I first found out about limoncello from my sister who essentially described it as a liquid lemon drop that was alcoholic. I was pretty much sold on it right then and there based purely on that description. And then she brought me a bottle from Italy and it sat on a shelf for months.  Literally months. You’d think I wasn’t interested, but the problem was really that I was terrified to open it because I didn’t want to finish it. I kept waiting for the perfect excuse to open it… and waited…and waited. When I finally opened it, I sipped slowly, enjoying every drop.


Lemon Peel Strips

And then several months ago I came across a recipe for limoncello. What? I had no idea I could make it! I had to make some, and stat. My sister’s birthday was coming up and thought it would be the perfect gift for her (plus there would be plenty left for me!). Limoncello takes a a little over a month to make, so I had to get going. I got my bottles, my vodka, a recipe from the fabulous Eat Boutique, and got started.

Pouring Vodka Over Lemon Peels

Making Limoncello

Limoncello really is very easy to make. It’s just vodka that’s been marinating with lemon peels for several weeks and then mixed with simple syrup. That’s it. All you need are some lemons, vodka, sugar, and water. The only tricky part is that when you peel the lemons, you need to be very careful not to get any of the white pith in it. The yellow part of the peel is what injects the vodka with bright lemon flavor, but the pith is painfully bitter.

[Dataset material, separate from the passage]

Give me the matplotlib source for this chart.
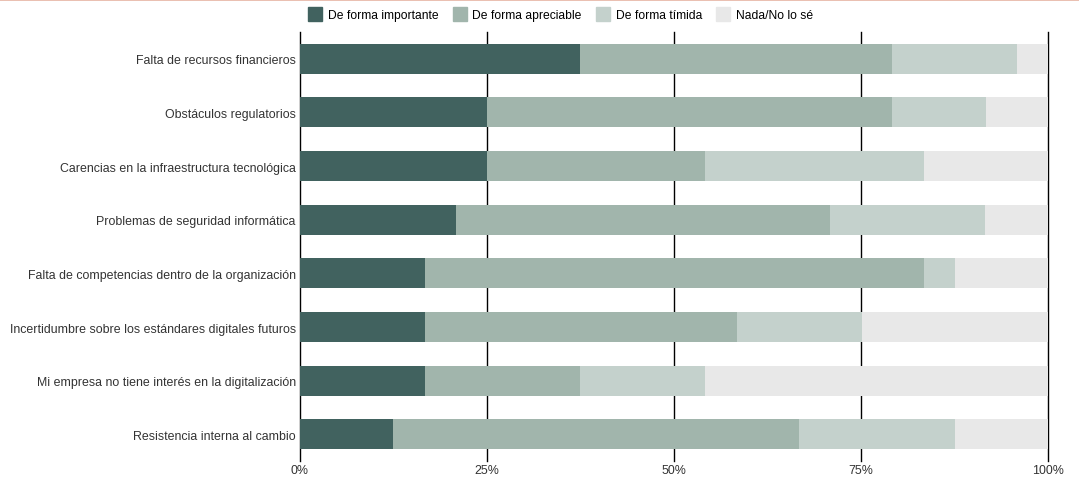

While my lemon peel and vodka sat tucked away in my pantry infusing, I waited anxiously for my sister’s birthday and my chance to pop open the bottle. But then something happened. It started when we went to a Belgian restaurant and my sister wanted neither beer nor mussels. I leaned over and whispered, “You’re pregnant!” No, no, she insisted. She had a headache and she didn’t feel like mussels. But later that night with the family asssembled she announced some big news: they were indeed having a baby!


I was so excited about my big sister having a baby that it wasn’t until a couple of days later that I remembered the limoncello waiting for her in my pantry. I could hardly give a pregnant woman some alcohol for her birthday and was disappointed until I realized that just meant more limoncello for me. Still, it was a lot of limoncello, so I poured some into little mason jars to hand out and made some friends very happy. It would be the perfect little gift for a bridal shower – if I could only go back in time, that’s exactly what I would have done for my sister’s shower.



Recipe adapted from Eat Boutique


  • 1 bottle (750 ml) vodka, 80-100 proof
  • 9 organic lemons, washed
  • 3 cups sugar
  • 3 cups water


  1. Pour the vodka into a large, clean bottle with a wide opening and an airtight cover. Peel the yellow thin layer of zest off of each lemon very carefully, making sure to avoid any of the white pith (we found that a vegetable peeler worked much better than a knife). If any of the strips have pith on them, scrape it off with a sharp knife. Place the zest strips in the same bottle that holds the vodka. Cover the bottle and place it in a cool, dark place for at least four weeks. Every couple of days, shake the bottle up a bit.
  2. When the four weeks are up, strain the zest from the vodka, discarding the zest. Combine the sugar and water in a pot and gently bring to a boil to make a simple syrup. Simmer for approximately 10 minutes. Once the sugar has dissolved, take the mixture off the stove and let it cool a short while.
  3. Combine the vodka with the simple syrup in a large bowl (or in your wide mouth bottle if it's big enough). Using a funnel, distribute the limoncello into your storage bottles (I used two 750 ml bottles, although the bottles weren't full). You can either start drinking it now, or put the bottles back in a cool dark spot for two weeks to give it a little extra time to fully develop.
  4. Place the bottles in the freezer and pour when you want a refreshing burst of cool limoncello, or to mix into a cocktail.